Hussein Tantawi, the Egyptian defence minister, said "half of the kidnappers were eliminated" in the raid, the official MENA news agency reported.
"Just before dawn two helicopters flew in special forces from the elite Lightning Brigade who freed the hostages," an Egyptian security official said.
"There was a gunfight during which half of the 35 kidnappers were killed and the rest escaped," he said.
"We cannot yet relate the dynamics [of the release] but we can deny with certainty the payment of any ransom," Frattini said on Italian television from Serbia.
"It was a most professional operation, and obviously we thank our German friends who worked with us, as well as Egypt and Sudan," he said.
"We should recognise that we obtained this result thanks to the professionalism and effectiveness of our secret services, our special forces," he said.
State-run Egyptian television said on Monday that the tourists had been rescued by Sudanese and Egyptian forces near the Sudanese-Chadian border.
Franco Frattini, the Italian foreign minister, suggested Italian and German special forces were involved in the rescue.

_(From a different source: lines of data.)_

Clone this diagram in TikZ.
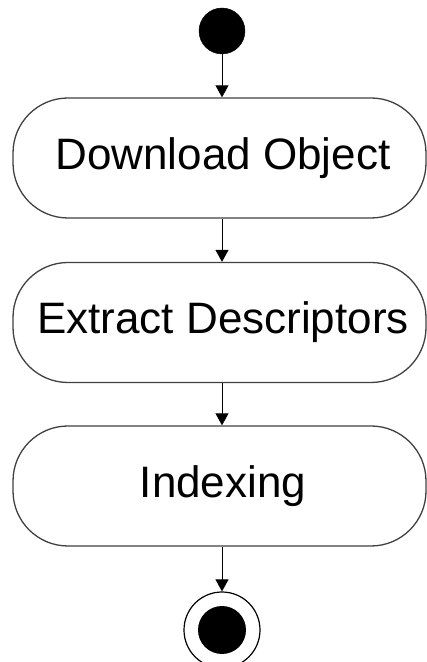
\documentclass[tikz,border=0pt]{standalone}
\usepackage{fontspec}
\setmainfont{Liberation Sans}
\usetikzlibrary{arrows.meta}
\begin{document}
\begin{tikzpicture}[x=1pt,y=1pt,
  action/.style={draw=black!75, line width=1.3pt, rectangle, rounded corners=55pt,
    minimum width=413pt, minimum height=120pt, inner sep=0pt,
    font=\fontsize{44}{48}\selectfont},
  flow/.style={draw=black, line width=1pt, -{Triangle[width=13pt,length=12pt]}},
  initial/.style={circle, fill=black, draw=black, minimum size=46pt, inner sep=0pt},
  finalring/.style={circle, draw=black, line width=1.2pt, fill=white, minimum size=76pt, inner sep=0pt},
  finaldot/.style={circle, fill=black, minimum size=48pt, inner sep=0pt}]
\useasboundingbox (0,0) rectangle (427,662);
\node[initial] (start) at (222,631) {};
\node[action] (b1) at (219.5,504) {};
\node at (223,504) {\fontsize{44}{48}\selectfont Download Object};
\node[action] (b2) at (219.5,339.5) {};
\node at (223,339.5) {\fontsize{44}{48}\selectfont Extract Descriptors};
\node[action] (b3) at (219.5,176) {};
\node at (223,176) {\fontsize{44}{48}\selectfont Indexing};
\node[finalring] (stop) at (222,32) {};
\node[finaldot] (stopdot) at (stop.center) {};
\draw[flow] (start.south) -- (start.south |- b1.north);
\draw[flow] (start.south |- b1.south) -- (start.south |- b2.north);
\draw[flow] (start.south |- b2.south) -- (start.south |- b3.north);
\draw[flow] (start.south |- b3.south) -- (stop.north);
\end{tikzpicture}
\end{document}
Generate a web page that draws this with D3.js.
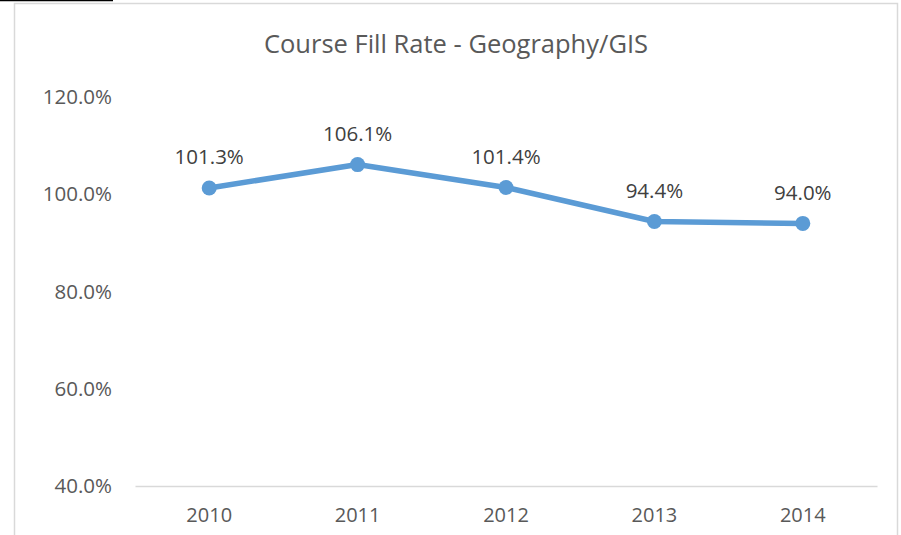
<!DOCTYPE html>
<html>
<head>
<meta charset="utf-8">
<script src="https://cdn.jsdelivr.net/npm/d3@7"></script>
<style>
  body { margin: 0; background: #fff; }
  svg { display: block; font-family: "Open Sans", sans-serif; }
</style>
</head>
<body>
<div id="chart"></div>
<script>
var width = 901;
var height = 535;

var years = ["2010", "2011", "2012", "2013", "2014"];
var fillRate = [101.3, 106.1, 101.4, 94.4, 94.0];
var yTicks = [40, 60, 80, 100, 120];

var svg = d3.select("#chart")
            .append("svg")
            .attr("width", width)
            .attr("height", height);

// little black rule at the very top left
svg.append("line")
    .attr("x1", 0).attr("x2", 113)
    .attr("y1", 0.5).attr("y2", 0.5)
    .attr("stroke", "#000")
    .attr("stroke-width", 1.5);

// chart frame (bottom is cut off in the picture)
svg.append("rect")
    .attr("x", 14.5).attr("y", 3.5)
    .attr("width", 883).attr("height", 560)
    .attr("fill", "none")
    .attr("stroke", "#d9d9d9")
    .attr("stroke-width", 1.5);

svg.append("text")
    .attr("x", 456)
    .attr("y", 53)
    .attr("text-anchor", "middle")
    .attr("fill", "#595959")
    .style("font-size", "25.5px")
    .text("Course Fill Rate - Geography/GIS");

var x = d3.scaleBand()
    .domain(years)
    .range([135, 877]);

var y = d3.scaleLinear()
    .domain([40, 120])
    .range([486, 97]);

// y axis labels
svg.append("g")
    .selectAll("text")
    .data(yTicks)
    .enter()
    .append("text")
    .attr("x", 112)
    .attr("y", function(d) { return y(d); })
    .attr("dy", "0.35em")
    .attr("text-anchor", "end")
    .attr("fill", "#595959")
    .style("font-size", "20.5px")
    .text(function(d) { return d.toFixed(1) + "%"; });

// baseline
var xAxis = svg.append("g")
    .attr("transform", "translate(0," + y(40) + ")")
    .call(d3.axisBottom(x).tickSize(0).tickPadding(22));

xAxis.select(".domain")
    .attr("stroke", "#d9d9d9")
    .attr("stroke-width", 1.5);

xAxis.selectAll("text")
    .attr("fill", "#595959")
    .style("font-size", "20px")
    .style("font-family", "Open Sans, sans-serif");

var cx = function(d, i) { return x(years[i]) + x.bandwidth() / 2; };

var line = d3.line()
    .x(function(d, i) { return cx(d, i); })
    .y(function(d) { return y(d); });

svg.append("path")
    .datum(fillRate)
    .attr("d", line)
    .attr("fill", "none")
    .attr("stroke", "#5b9bd5")
    .attr("stroke-width", 5.5)
    .attr("stroke-linejoin", "round")
    .attr("stroke-linecap", "round");

svg.selectAll("circle")
    .data(fillRate)
    .enter()
    .append("circle")
    .attr("cx", cx)
    .attr("cy", function(d) { return y(d); })
    .attr("r", 7.5)
    .attr("fill", "#5b9bd5");

svg.selectAll(".lbl")
    .data(fillRate)
    .enter()
    .append("text")
    .attr("class", "lbl")
    .attr("x", cx)
    .attr("y", function(d) { return y(d) - 31; })
    .attr("dy", "0.35em")
    .attr("text-anchor", "middle")
    .attr("fill", "#404040")
    .style("font-size", "20.5px")
    .text(function(d) { return d.toFixed(1) + "%"; });
</script>
</body>
</html>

Frattini told the Sky TG24 news channel that Sudan and Egypt carried out "a highly professional operation'' with the "intervention of Italian intelligence and experts from the special forces'' from Germany and Italy.
The rescue came a day after Sudan said its forces had killed six of the kidnappers in a remote desert in southern Egypt.
The Italian foreign ministry has also confirmed the news of the release.
The kidnappers had reportedly demanded up to $15m in ransom for releasing the hostages.
Egypt's state television quoted an official as saying no ransom had been paid.